2. The resulting matrix from a multiplication operation has dimensions equal to the number of rows of the first matrix and the number of columns of the second matrix.
3. Matrix multiplication is not commutative; that is, A * B does not necessarily equal B * A.
4. The identity matrix acts as a multiplicative identity in matrix multiplication, meaning that any matrix multiplied by the identity matrix remains unchanged.
5. Matrix multiplication can be represented using nested summation notation, where each element in the resulting matrix is computed as a sum of products.

Review Questions

• How does the process of matrix multiplication differ from simple scalar multiplication, and why is this distinction important in structural applications?
  • Matrix multiplication involves a specific method where rows from one matrix are multiplied by columns from another, whereas scalar multiplication simply scales each element of a matrix by a single number. This distinction is crucial in structural applications because matrices often represent complex systems of equations where relationships between multiple variables must be maintained. Using correct multiplication methods ensures accurate modeling and analysis of structures.
• What are the implications of non-commutativity in matrix multiplication when applied to structural analysis problems?
  • The non-commutative nature of matrix multiplication means that changing the order of matrices can lead to different results, which has significant implications for structural analysis. For example, if one matrix represents loads applied to a structure and another represents its stiffness, multiplying these matrices in the correct order is essential for accurately predicting responses.

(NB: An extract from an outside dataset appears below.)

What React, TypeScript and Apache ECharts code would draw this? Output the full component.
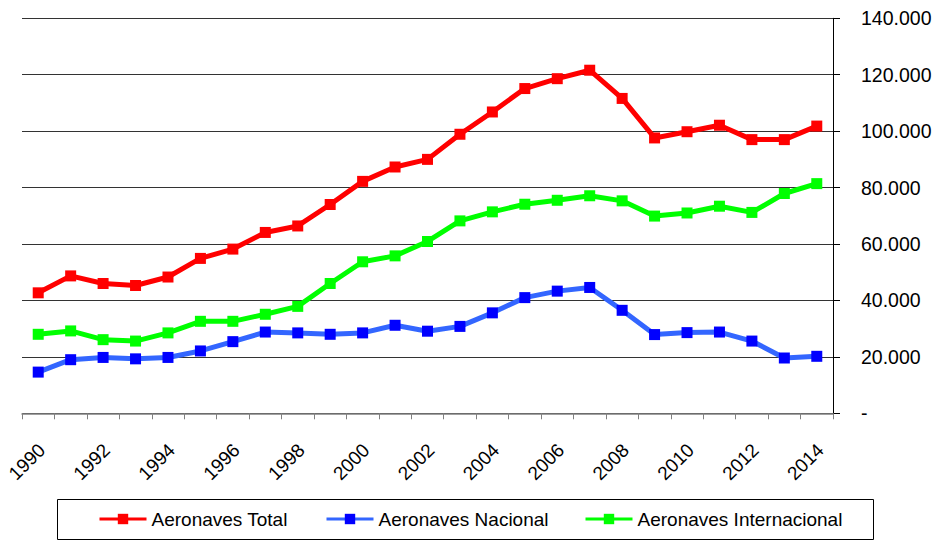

Misordering can result in incorrect predictions about how a structure will behave under certain conditions.
• Evaluate how understanding matrix multiplication enhances problem-solving capabilities in complex structural analysis scenarios.
  • Understanding matrix multiplication significantly enhances problem-solving capabilities because it allows engineers to efficiently model and analyze multi-variable interactions within structures. By accurately manipulating matrices representing forces, displacements, or structural configurations, engineers can simulate real-world behaviors and optimize designs. Moreover, mastering this operation equips students with tools to tackle advanced topics such as finite element analysis, which relies heavily on matrix computations for solving complex structural problems.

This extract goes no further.